Видимо, Алексей Николаевич держался веселее и смелее, пока карьера его была достаточно непрочной, пока он легко и много писал и его — без степеней и званий — часто и охотно печатали.
А потом защитил он запоздалую кандидатскую диссертацию, немного спустя — докторскую, стал профессором. В середине 1970-х выступал куда более с осторожных, а временами и совсем обскурантистских позиций, рьяно начал отстаивать соцреализм, и ничего почти не осталось от увлекавшегося, ироничного, сохранявшего внутреннюю свободу «зав. каф. Савинова А. Н.».
Каких только не бывало персонажей! Эстетику читал лирический и самовлюбленный провинциал, выписанный из Воронежа упоминавшейся завкафедрой марксизма за способности и безотказность. Он любил повторять: «Это прекрасно» — и встряхивать кудрями. Над ним посмеивались. Я однажды, по какой-то оказии, зашел к нему домой. «Я сейчас из бани, — сказал он мне с пленительной непосредственностью, — и выпил. Вам налить?» За ситцевой занавеской, как в деревенской избе, похрапывала старушка-мама. Все было пошло, глупо, мелко, неловко. А потом стал он рассказывать про войну, как сидел в окопах, говорил, что война (на которой он был тяжело ранен) — лучшее время его жизни. Это было серьезно, мудро, как-то не совсем понятно. Я ушел растерянный и еще раз подумал, как мало разбираюсь в людях.

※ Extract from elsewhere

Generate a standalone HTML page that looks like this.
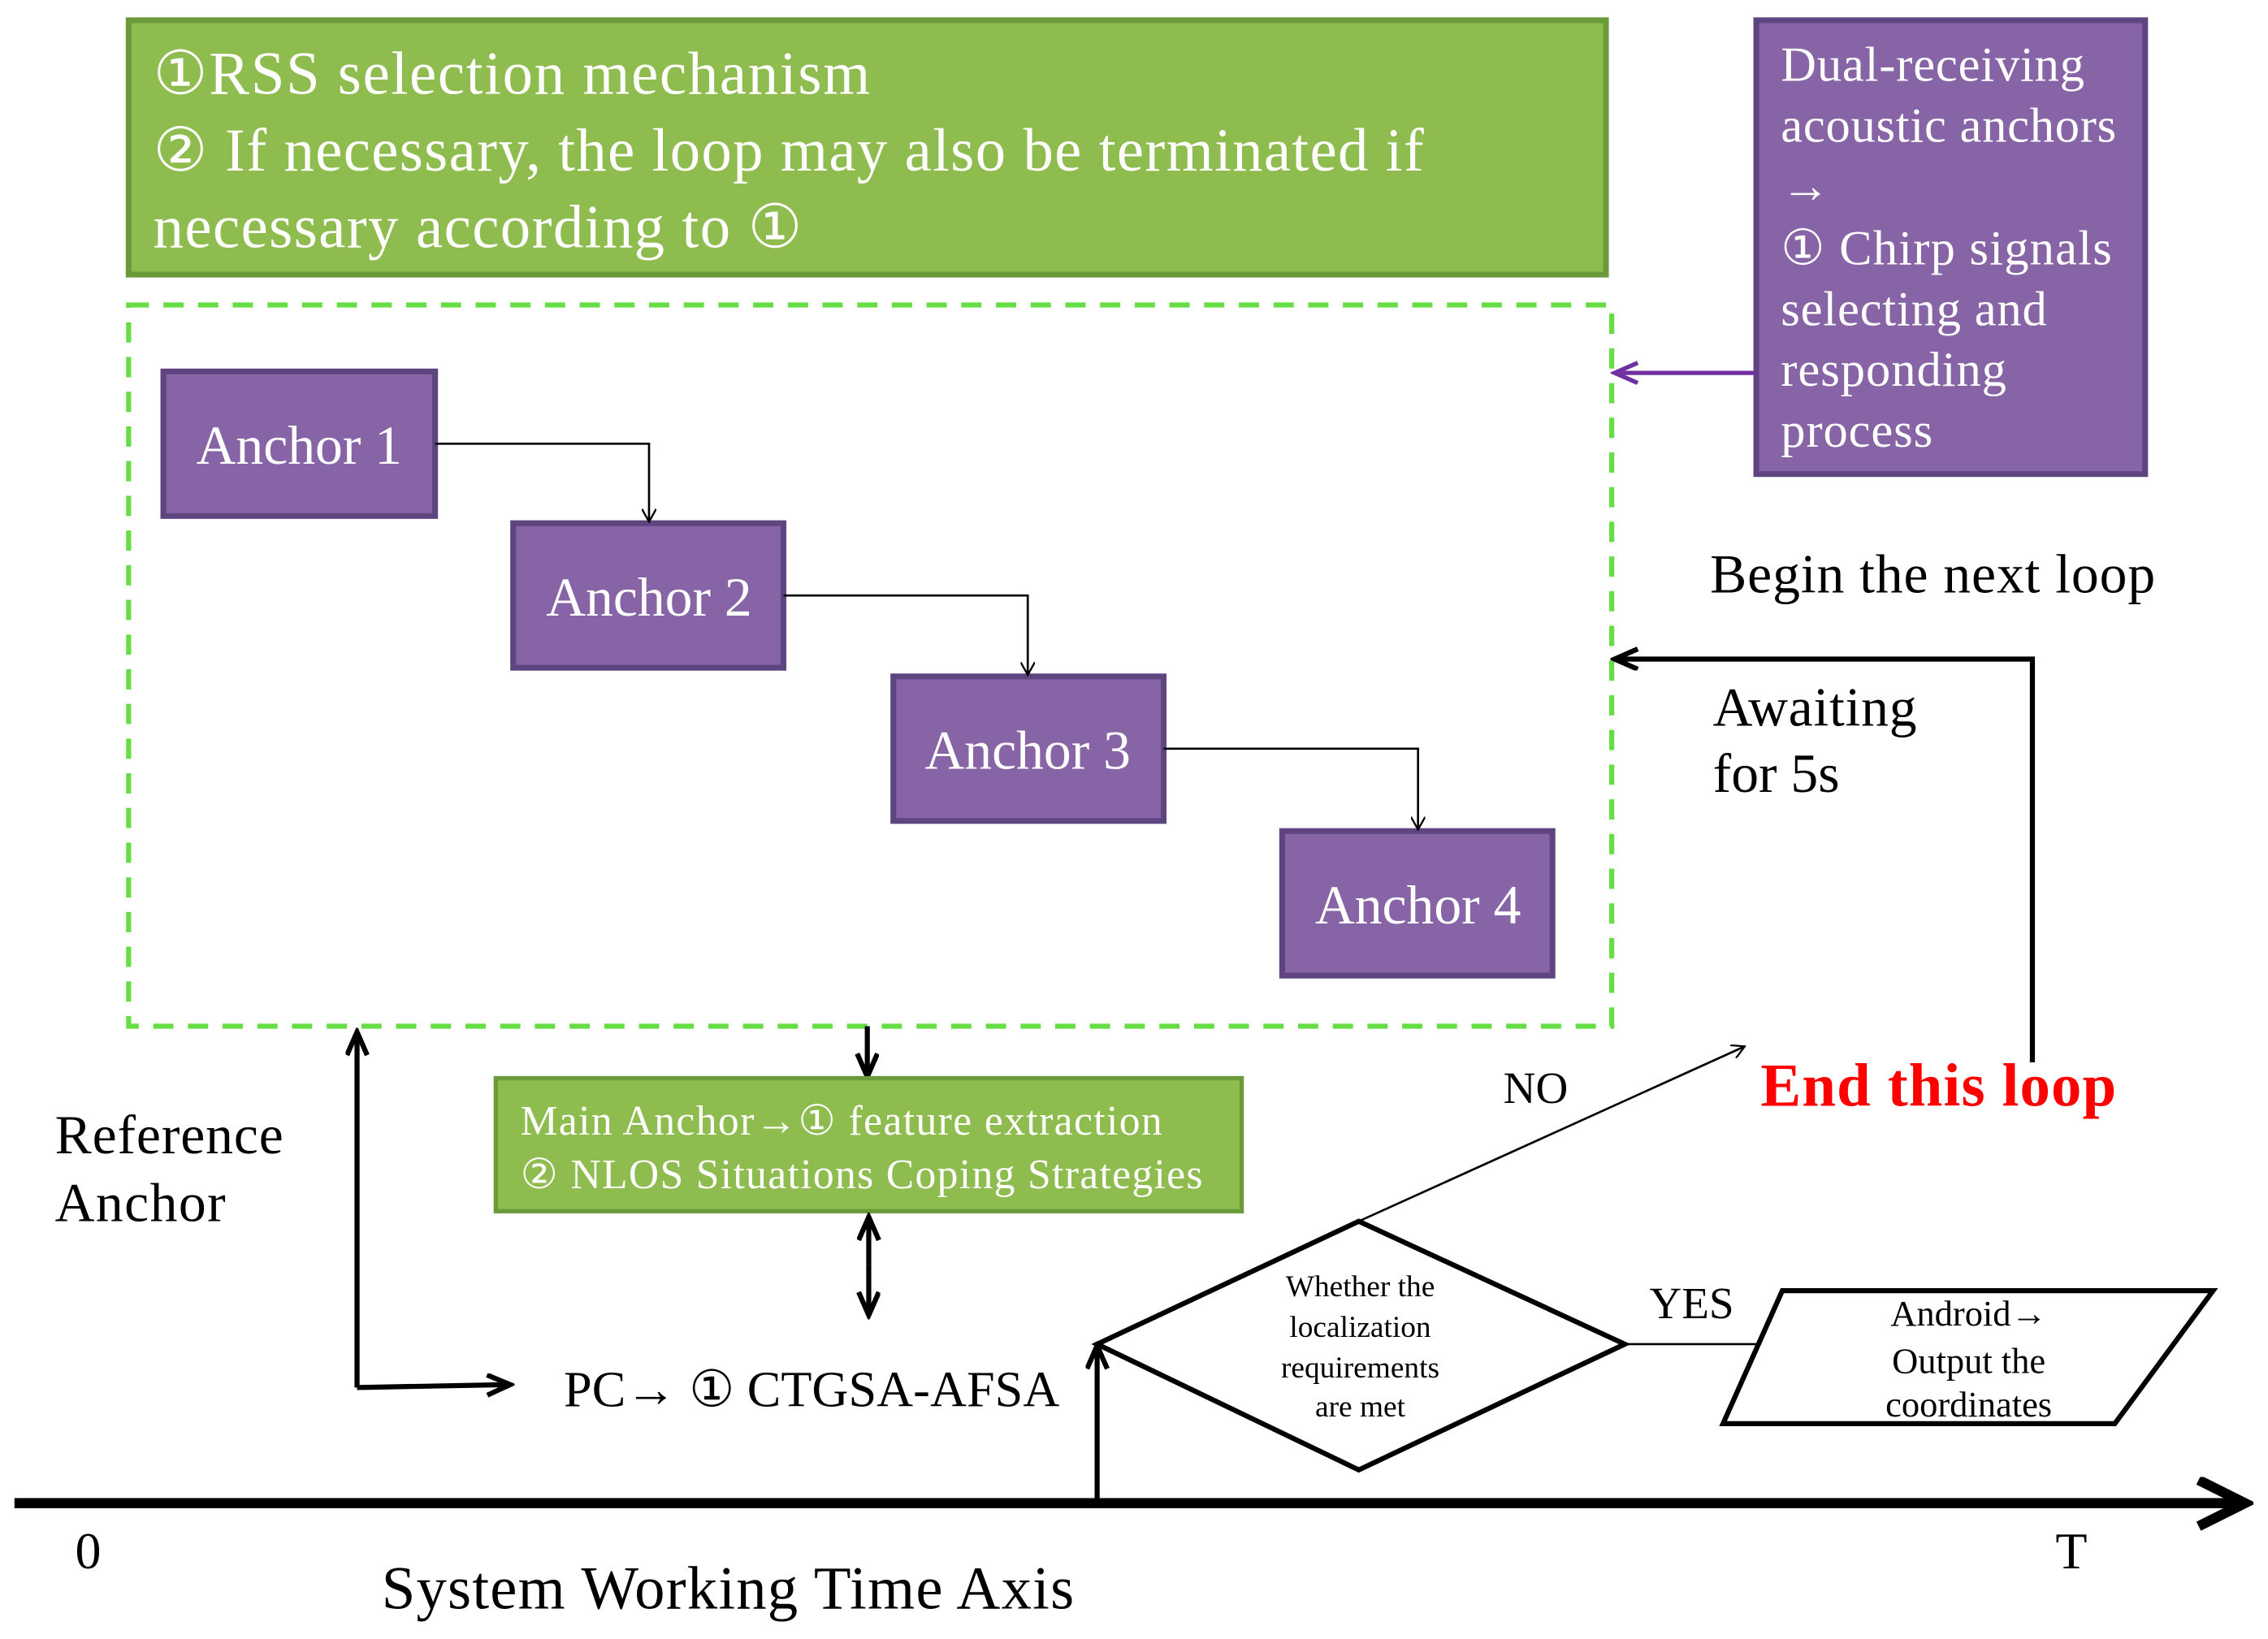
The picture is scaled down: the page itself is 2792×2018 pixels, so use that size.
<!DOCTYPE html>
<html><head><meta charset="utf-8"><style>html,body{margin:0;padding:0;background:#fff}svg{display:block}</style></head><body>
<svg width="2792" height="2018" viewBox="0 0 1569 1134" preserveAspectRatio="none" xmlns="http://www.w3.org/2000/svg" font-family="'Liberation Serif', serif">
<defs>
<marker id="a" markerWidth="10" markerHeight="10" refX="9" refY="5" orient="auto" markerUnits="userSpaceOnUse"><path d="M0,0 L9,5 L0,10" fill="none" stroke="#000" stroke-width="1.3"/></marker>
<marker id="ab" markerWidth="20" markerHeight="20" refX="17" refY="8" orient="auto" markerUnits="userSpaceOnUse"><path d="M1,1 L17,8 L1,15" fill="none" stroke="#000" stroke-width="3.5"/></marker>
<marker id="ap" markerWidth="20" markerHeight="20" refX="17" refY="8" orient="auto" markerUnits="userSpaceOnUse"><path d="M1,1 L17,8 L1,15" fill="none" stroke="#7030a0" stroke-width="3"/></marker>
<marker id="ax" markerWidth="40" markerHeight="40" refX="34" refY="18" orient="auto" markerUnits="userSpaceOnUse"><path d="M2,2 L34,18 L2,34" fill="none" stroke="#000" stroke-width="7"/></marker>
</defs>
<rect x="89" y="14" width="1022" height="176" fill="#8fbc4f" stroke="#6a9a3a" stroke-width="4"/>
<g fill="#fff" font-size="42" lengthAdjust="spacingAndGlyphs"><text x="106" y="65" textLength="496">①RSS selection mechanism</text><text x="106" y="118" textLength="879">② If necessary, the loop may also be terminated if</text><text x="106" y="171" textLength="449">necessary according to ①</text></g>
<rect x="89" y="211" width="1026" height="499" fill="none" stroke="#66dd44" stroke-width="3.5" stroke-dasharray="14,10"/>
<rect x="1215" y="14" width="269" height="314" fill="#8764a6" stroke="#5e4580" stroke-width="4"/>
<g fill="#fff" font-size="34"><text x="1232" y="56" textLength="210">Dual-receiving</text><text x="1232" y="98" textLength="232">acoustic anchors</text><text x="1232" y="140">→</text><text x="1232" y="183" textLength="229">① Chirp signals</text><text x="1232" y="225" textLength="184">selecting and</text><text x="1232" y="267" textLength="156">responding</text><text x="1232" y="309" textLength="105">process</text></g>
<g fill="#8764a6" stroke="#5e4580" stroke-width="4"><rect x="113" y="257" width="188" height="100"/><rect x="355" y="362" width="187" height="100"/><rect x="618" y="468" width="187" height="100"/><rect x="887" y="575" width="187" height="100"/></g>
<g fill="#fff" font-size="38" text-anchor="middle"><text x="207" y="321">Anchor 1</text><text x="449" y="426">Anchor 2</text><text x="711" y="532">Anchor 3</text><text x="981" y="639">Anchor 4</text></g>
<g fill="none" stroke="#000" stroke-width="1.5"><path d="M301,307 H449 V361" marker-end="url(#a)"/><path d="M542,412 H711 V467" marker-end="url(#a)"/><path d="M805,518 H981 V574" marker-end="url(#a)"/></g>
<path d="M1215,258 H1117" stroke="#7030a0" stroke-width="3" marker-end="url(#ap)"/>
<path d="M1406,735 V456 H1117" fill="none" stroke="#000" stroke-width="3.5" marker-end="url(#ab)"/>
<g font-size="38"><text x="1183" y="410" textLength="308">Begin the next loop</text><text x="1185" y="502" textLength="141">Awaiting</text><text x="1185" y="548">for 5s</text></g>
<path d="M600,710 V745" stroke="#000" stroke-width="3.5" marker-end="url(#ab)"/>
<rect x="343" y="746" width="516" height="92" fill="#8fbc4f" stroke="#6a9a3a" stroke-width="3"/>
<g fill="#fff" font-size="29"><text x="360" y="785" textLength="444">Main Anchor→① feature extraction</text><text x="360" y="822" textLength="472">② NLOS Situations Coping Strategies</text></g>
<path d="M601,875 V910" stroke="#000" stroke-width="3.5" marker-end="url(#ab)"/>
<path d="M601,875 V842" stroke="#000" stroke-width="3.5" marker-end="url(#ab)"/>
<text x="390" y="973" font-size="35" textLength="343">PC→ ① CTGSA-AFSA</text>
<g font-size="38"><text x="38" y="798" textLength="158">Reference</text><text x="38" y="845" textLength="118">Anchor</text></g>
<path d="M247,960 V714" fill="none" stroke="#000" stroke-width="3.5" marker-end="url(#ab)"/>
<path d="M247,960 L353,958" fill="none" stroke="#000" stroke-width="3.5" marker-end="url(#ab)"/>
<path d="M10,1040 H1553" stroke="#000" stroke-width="7" marker-end="url(#ax)"/>
<g font-size="36"><text x="52" y="1085">0</text><text x="1422" y="1085">T</text></g>
<text x="264" y="1113" font-size="42" textLength="479">System Working Time Axis</text>
<path d="M759,1038 V931" stroke="#000" stroke-width="3.5" marker-end="url(#ab)"/>
<polygon points="759,930 940,845 1124,930 940,1017" fill="#fff" stroke="#000" stroke-width="3.5"/>
<g font-size="21" text-anchor="middle"><text x="941" y="897">Whether the</text><text x="941" y="925">localization</text><text x="941" y="953">requirements</text><text x="941" y="980">are met</text></g>
<path d="M940,845 L1207,724" stroke="#000" stroke-width="1.5" marker-end="url(#a)"/>
<text x="1040" y="763" font-size="31">NO</text>
<path d="M1124,930 H1232" stroke="#000" stroke-width="1.5" marker-end="url(#a)"/>
<text x="1141" y="912" font-size="31">YES</text>
<polygon points="1233,893 1531,893 1463,985 1192,985" fill="#fff" stroke="#000" stroke-width="3.5"/>
<g font-size="25" text-anchor="middle"><text x="1362" y="917">Android→</text><text x="1362" y="950">Output the</text><text x="1362" y="980">coordinates</text></g>
<text x="1218" y="765" font-size="42" font-weight="bold" fill="#ff0000" textLength="246">End this loop</text>
</svg>
</body></html>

А наша преподавательница истории советского искусства Софья Владимировна Коровкевич! Худая, с сухим, недобрым блеском в глазах — «комсомольская богиня» тридцатых годов, обернувшаяся в пятидесятые фанатичной, властной, самоуверенной, истово советской дамой. Как мне теперь кажется — человек и знающий, и честный. Но психика ее раз и навсегда была порабощена воспаленной верноподданностью. Она не обладала тем спасительным цинизмом, что помогал иным нашим преподавателям-бонвиванам, кладя земные поклоны власти, стричь с нее же купоны, посмеиваться про себя и жить с удовольствием. Нет, Софья Владимировна сгорала в пламени преданности идеям Ленина — Сталина, каждому новому постановлению ВКП(б) и КПСС. Ненавидела формалистов и всех, кого надлежало ненавидеть согласно последним указаниям, и превозносила взысканных «партией и народом». Тогда она вызывала у меня несправедливое, наверное, раздражение. Более всего фанатизмом и неумеренным, слепым обскурантизмом: «Вот я вам сейчас раздену Кандинского», — говаривала Софья Владимировна. Конечно, я был категоричен, но уж больно обидно было, что подобные лекции читаются с той же кафедры, что и лекции Левинсона-Лессинга. К тому же Софья Владимировна меня очень не любила, инстинктивно и правильно чуя во мне противника; именно она влепила мне единственную в моем незапятнанном дипломе «четверку». А в сущности, она была чище и честнее многих — из тех гуманитариев, что вечно, как говорилось в известном анекдоте, «колебались вместе с партией». В свое оправдание могу сказать, что Софья Владимировна навсегда осталась куда более постоянной в своей неприязни ко мне, нежели я — в своей, и до последних дней если и обращалась ко мне при наших редких встречах, то исключительно — «товарищ Герман».